Понять эту сцену в рамках бытового правдоподобия решительно невозможно – да и не нужно. Потому что автор снова отыгрывает заявленную несколькими сотнями страниц раньше (настолько продуман и выстроен текст!) звуковую метафору, задающую еще одну маску персонажа. "Про себя Липпанченко говорил, что он экспортирует русских свиней за границу и на этом свинстве разжиться собирается основательно". Вот и гибнет он, зарезанный, как свинья, холодный поросенок под хреном, – и в описании трупа упоминаются покрытая рыжеватою шерстью рука и толстая пятка.
Судьба одного проходного персонажа эффектно разыграна в метафоре бального танца: "Все ему вытанцовывалось.

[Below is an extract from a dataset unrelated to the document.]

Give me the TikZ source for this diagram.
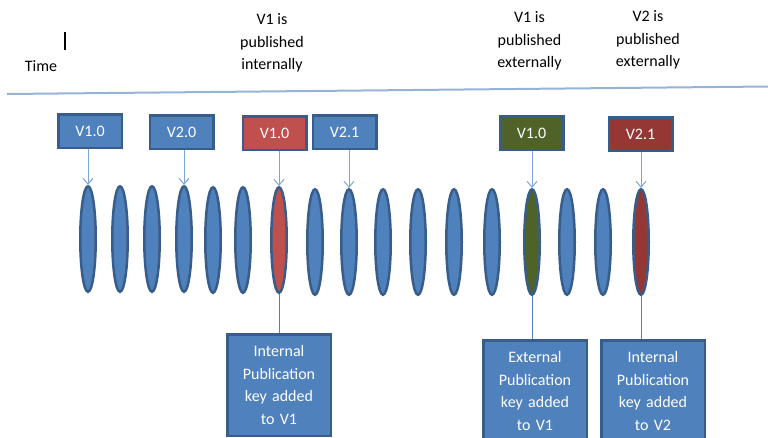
\documentclass[tikz,border=0pt]{standalone}
\usepackage{fontspec}
\setmainfont{Carlito}
\usetikzlibrary{shapes.geometric,arrows.meta}
\definecolor{boxblue}{HTML}{4F81BD}
\definecolor{boxedge}{HTML}{385D8A}
\definecolor{boxred}{HTML}{C0504D}
\definecolor{boxolive}{HTML}{4F6228}
\definecolor{boxmaroon}{HTML}{953735}
\definecolor{arrowblue}{HTML}{7EA6D9}
\definecolor{ruleblue}{HTML}{95B3D7}
\begin{document}
\begin{tikzpicture}[x=1pt,y=-1pt,
    font=\fontsize{16}{22.5}\selectfont,
    version/.style={draw=boxedge,line width=2.5pt,fill=#1,text=white,
      minimum width=63.5pt,minimum height=33.5pt,inner sep=0pt},
    build/.style={ellipse,draw=boxedge,line width=2.5pt,fill=#1,
      minimum width=15.5pt,minimum height=105.5pt,inner sep=0pt},
    keybox/.style={draw=boxedge,line width=2.5pt,fill=boxblue,text=white,
      text width=100pt,align=center,minimum width=103.5pt,
      minimum height=101.5pt,inner sep=0pt,anchor=north},
    note/.style={align=center,inner sep=0pt},
    tip/.style={draw=arrowblue,line width=1pt,
      -{Straight Barb[length=6pt,width=10pt]}},
    stem/.style={draw=boxblue,line width=1pt}]
  \useasboundingbox (0,0) rectangle (768,437);
  \clip (0,0) rectangle (768,437);

  \node (time) at (41,66) {Time};
  \draw[line width=1.2pt] (65,32) -- (65,50);
  \node[note] (pubInt) at (272,43) {V1 is\\published\\internally};
  \node[note] (pubExt) at (529.5,41) {V1 is\\published\\externally};
  \node[note] (pubTwo) at (648,40) {V2 is\\published\\externally};
  \draw[ruleblue,line width=2pt] (7,94) -- (768,86.5);

  \foreach \x/\y/\c [count=\i] in {88/239/boxblue,120/239/boxblue,
      152/239/boxblue,184/239/boxblue,213/240/boxblue,243/240/boxblue,
      279/240/boxred,315/242/boxblue,349/242/boxblue,383/242/boxblue,
      418/242/boxblue,454/242/boxblue,492/242/boxblue,532/242/boxolive,
      567/242/boxblue,603/242/boxblue,641/242/boxmaroon}
    \node[build=\c] (e\i) at (\x,\y) {};

  \node[version=boxblue] (vOne) at (90,131) {V1.0};
  \node[version=boxblue] (vTwo) at (181.5,132) {V2.0};
  \node[version=boxred] (vOneInt) at (274.5,133) {V1.0};
  \node[version=boxblue] (vTwoOne) at (344.5,132) {V2.1};
  \node[version=boxolive] (vOneExt) at (531.5,133) {V1.0};
  \node[version=boxmaroon] (vTwoExt) at (640.5,134) {V2.1};

  \draw[tip] (vOne.south -| e1.north) -- (e1.north);
  \draw[tip] (vTwo.south -| e4.north) -- (e4.north);
  \draw[tip] (vOneInt.south -| e7.north) -- (e7.north);
  \draw[tip] (vTwoOne.south -| e9.north) -- (e9.north);
  \draw[tip] (vOneExt.south -| e14.north) -- (e14.north);
  \draw[tip] (vTwoExt.south -| e17.north) -- (e17.north);

  \node[keybox] (keyInt) at (279,333) {Internal\\Publication\\key added\\to V1};
  \node[keybox] (keyExt) at (535,339) {External\\Publication\\key added\\to V1};
  \node[keybox] (keyTwo) at (653,339) {Internal\\Publication\\key added\\to V2};

  \draw[stem] (e7.south) -- (e7.south |- keyInt.north);
  \draw[stem] (e14.south) -- (e14.south |- keyExt.north);
  \draw[stem] (e17.south) -- (e17.south |- keyTwo.north);
\end{tikzpicture}
\end{document}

Затанцевал он маленьким мальчиком; танцевал лучше всех; и его приглашали в дома как опытного танцора; к окончанию курса гимназии натанцевались знакомства; к окончанию юридического факультета из громадного круга знакомств вытанцевался сам собою круг влиятельных покровителей; и Николай Петрович Цукатов пустился отплясывать службу. К тому времени протанцевал он имение; протанцевавши имение, с легкомысленной простотой он пустился в балы; а с балов привел к себе в дом с замечательной легкостью свою спутницу жизни Любовь Алексеевну; совершенно случайно спутница эта оказалась с громадным приданым; и Николай Петрович с той самой поры танцевал у себя; вытанцовывались дети; танцевалось, далее, детское воспитание, – танцевалось все это легко, незатейливо, радостно.
Он теперь дотанцовывал сам себя".
И проклятие рождения Аблеухова-младшего тоже передается Белым через словесную игру, этимологические окликания и каламбурные сталкивания: "Холод запал еще с детства, когда его, Коленьку, называли не Коленькой, а – отцовским отродьем! Ему стало стыдно… Он бывало часами простаивал перед зеркалом, наблюдая, как растут его уши: они вырастали. Тогда-то Коленька понял, что все, что ни есть на свете живого, – "отродье", что людей-то и нет, потому что они – "порождения"; сам Аполлон Аполлонович, оказался и он "порождением"; то есть неприятною суммою из крови, кожи и мяса – неприятною, потому что кожа – потеет, мясо портится на тепле; от крови же разит запахом не первомайских фиалочек".